What happens in the understory habitat? Thanks to Susan Bergen’s March 5, 2024, blog, we gain some insight: A robin nests in a holly bush. A bumblebee savors meadowsweet pollen. A wild turkey gobbled down the dark blue berries on the maple leaf viburnum. A swallowtail butterfly lays her eggs on a spicebush leaf. A red fox bounds away into the thick underbrush. It is all happening in the understory… Most canopy trees in the eastern forest are wind-pollinated, while many understory plants depend on insects to pollinate their flowers. These plants offer nectar and pollen and host insect larvae. After pollination, the resulting fruits, berries, and seeds feed birds and wildlife. Songbirds that feed near or on the ground, such as cardinals, grosbeaks, robins, and goldfinches, build cup-shaped nests in low bushes within ten feet of the ground. The hermit thrush often nests directly on the ground, as do oven birds and game birds, such as wild turkeys.

Understory vegetation helps camouflage the nests and protects the safety of the eggs, hatchlings, and brooding adults. The thick brush also harbors many mammals, such as foxes, coyotes, bobcats, and the small animals they prey on. In addition, standing dead trees and decomposing wood on the forest floor provides food and shelter for insects and fungi that help form the base of the food chain.

As you can see, the understory is action-packed, but it does have stressors on it. When you are hiking, notice if you can see through the woods, if each tree trunk is its own sentinel with no green at its feet. If so, chances are the important shade loving native plants that grow between 2 inches to 20 feet have been munched on by whitetail deer as saplings or have been outcompeted by the non-native invasives such as Japanese barberry, winged euonymus and multiflora rose for early spring light and water.

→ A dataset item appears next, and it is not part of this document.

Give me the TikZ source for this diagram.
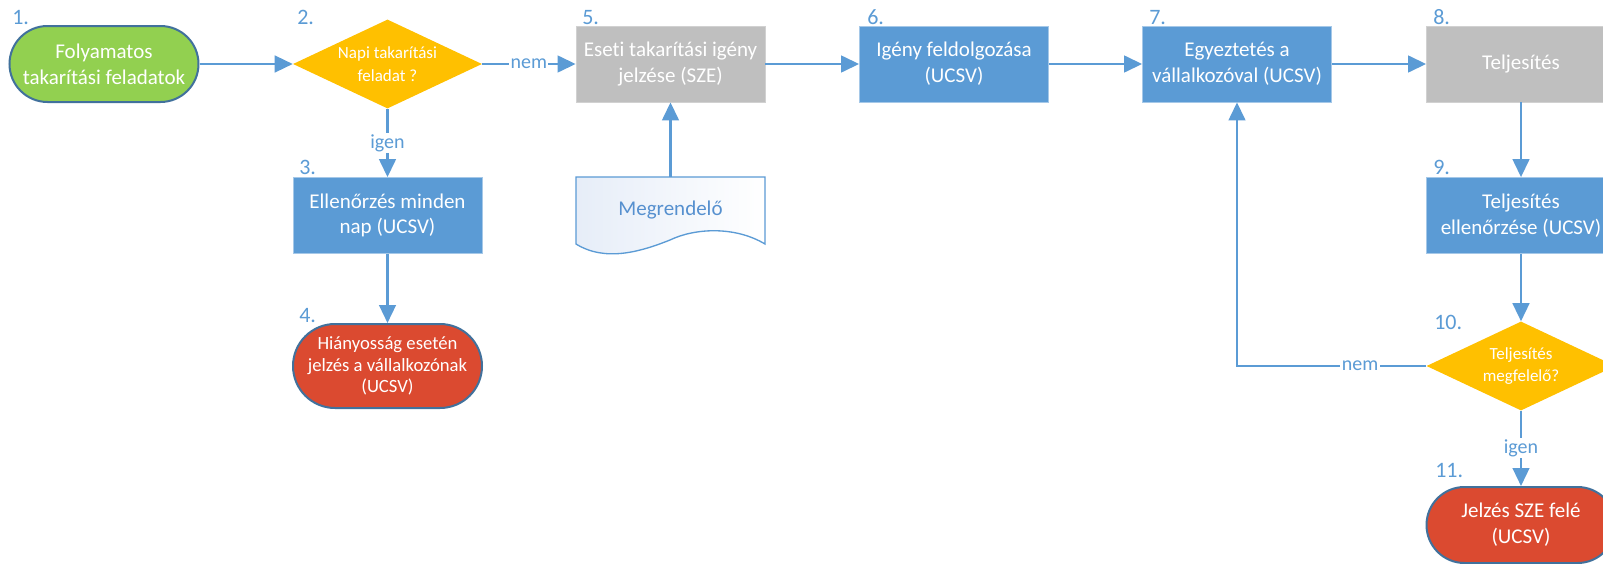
\documentclass[tikz,border=0pt]{standalone}
\usepackage{fontspec}
\setmainfont{Carlito}[Ligatures=CommonOff]
\usetikzlibrary{arrows.meta,shapes.geometric,calc}

\definecolor{flowblue}{HTML}{5B9BD5}
\definecolor{termline}{HTML}{41719C}
\definecolor{termgreen}{HTML}{92D050}
\definecolor{termred}{HTML}{DB4A30}
\definecolor{decyellow}{HTML}{FFC000}
\definecolor{procgray}{HTML}{BFBFBF}
\definecolor{docfill}{HTML}{E6EDF8}
\definecolor{doctext}{HTML}{5690CF}

\newcommand{\procfont}{\fontsize{15.75}{19.3}\selectfont}
\newcommand{\decfont}{\fontsize{12.75}{17}\selectfont}
\newcommand{\smallterm}{\fontsize{14}{16.3}\selectfont}
\newcommand{\numfont}{\fontsize{16.5}{19}\selectfont}
\newcommand{\lblfont}{\fontsize{15}{17}\selectfont}

\tikzset{
  flow/.style={draw=flowblue, line width=1.8pt, -{Triangle[length=13.5pt,width=12.5pt]}},
  proc/.style={rectangle, minimum width=141.75pt, minimum height=57pt, text=white, align=center, font=\procfont, line width=0.6pt},
  bluebox/.style={proc, fill=flowblue, draw=flowblue!55!white},
  graybox/.style={proc, fill=procgray, draw=black!18},
  term/.style={rectangle, rounded corners=28.5pt, minimum width=141.75pt, minimum height=57pt, draw=termline, line width=1.5pt, text=white, align=center, font=\procfont},
  decision/.style={diamond, fill=decyellow, minimum width=141.75pt, minimum height=66.75pt, inner sep=0pt},
  dectext/.style={text=white, align=center, font=\decfont},
  num/.style={text=flowblue, font=\numfont, anchor=south west, inner sep=0pt},
  lbl/.style={text=flowblue, font=\lblfont, fill=white, inner sep=1pt},
  doctxt/.style={rectangle, minimum width=141.75pt, minimum height=50.25pt, text=doctext, font=\procfont}
}

\begin{document}
\begin{tikzpicture}[x=0.75pt,y=0.75pt,yscale=-1,xscale=1]
%set diagram size 1603 x 564
\clip (0,0) rectangle (1603,564);
\fill[white] (0,0) rectangle (1603,564);

% Terminals
\node[term, fill=termgreen] (t1) at (104,64) {Folyamatos\\takarítási feladatok};
\node[term, fill=termred, minimum height=63pt, rounded corners=31.5pt, font=\smallterm] (t4) at (387.5,366) {Hiányosság esetén\\jelzés a vállalkozónak\\(UCSV)};
\node[term, fill=termred] (t11) at (1521,525) {Jelzés SZE felé\\(UCSV)};

% Decisions
\node[decision, label={[dectext]center:Napi takarítási\\feladat ?}] (d2) at (387.5,64) {};
\node[decision, label={[dectext]center:Teljesítés\\megfelelő?}] (d10) at (1521,366) {};

% Processes
\node[bluebox] (b3) at (387.5,215.5) {Ellenőrzés minden\\nap (UCSV)};
\node[graybox] (b5) at (670.5,64) {Eseti takarítási igény\\jelzése (SZE)};
\node[bluebox] (b6) at (954,64) {Igény feldolgozása\\(UCSV)};
\node[bluebox] (b7) at (1237,64) {Egyeztetés a\\vállalkozóval (UCSV)};
\node[graybox] (b8) at (1521,64) {Teljesítés};
\node[bluebox] (b9) at (1521,215.5) {Teljesítés\\ellenőrzése (UCSV)};

% Document
\draw[draw=flowblue, line width=1pt, left color=docfill, right color=white] (576,177) -- (765,177) -- (765,244) .. controls (735,226) and (695,228) .. (670,240) .. controls (640,252) and (605,262) .. (576,244) -- cycle;
\node[doctxt] (doc) at (670.5,210.5) {Megrendelő};

% Step numbers
\node[num] (n1) at (12,25) {1.};
\node[num] (n2) at (297,25) {2.};
\node[num] (n3) at (299,175) {3.};
\node[num] (n4) at (299,323) {4.};
\node[num] (n5) at (582,25) {5.};
\node[num] (n6) at (867,25) {6.};
\node[num] (n7) at (1149,25) {7.};
\node[num] (n8) at (1433,25) {8.};
\node[num] (n9) at (1433,175) {9.};
\node[num] (n10) at (1434,330) {10.};
\node[num] (n11) at (1435,478) {11.};

% Straight Lines
\draw[flow] (t1.east) -- (d2.west);
\draw[flow] (d2.east) -- node[lbl]{nem} (b5.west);
\draw[flow] (d2.south) -- node[lbl]{igen} (b3.north);
\draw[flow] (b3) -- (t4);
\draw[flow] (doc.north) -- (b5.south);
\draw[flow] (b5) -- (b6);
\draw[flow] (b6) -- (b7);
\draw[flow] (b7) -- (b8);
\draw[flow] (b8) -- (b9);
\draw[flow] (b9) -- (d10);
\draw[flow] (d10.south) -- node[lbl]{igen} (t11.north);
\draw[flow] (d10.west) -- node[lbl, pos=0.35]{nem} (d10.west -| b7.south) -- (b7.south);

\end{tikzpicture}
\end{document}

Another stressor on the understory are people. A park-like aesthetic for our woods, where one magnificent trunk after another, provides a vertical structure that is architectural — almost modern — in its appearance and is tidy, is compelling and something perhaps we admire in the English landscape. After our walk with the foresters, however, we are converts to a softer and messier look under our trees knowing that that understory is providing habitat for many critters essential to our wellbeing as well as providing erosion control, water filtration and hospitable seeding grounds.

For your own wooded area in need of an understory, here is a great list of plants to consider planting from the Connecticut Agricultural Experiment Station: portal.ct.gov/-/media/caes/documents/publications/brochures/nativewoodyshrubs-2021jul22.pdf

An inspiring read on the transformation of a habitat by introducing native plants is this interview with Doug Tallamy: www.smithsonianmag.com/science-nature/meet-ecologi...

Beautiful sunny meadows cropped up all over town this summer, which is so exciting, but let’s not forget the quiet cousins under the trees, the less noticed but just as important to biodiversity understory.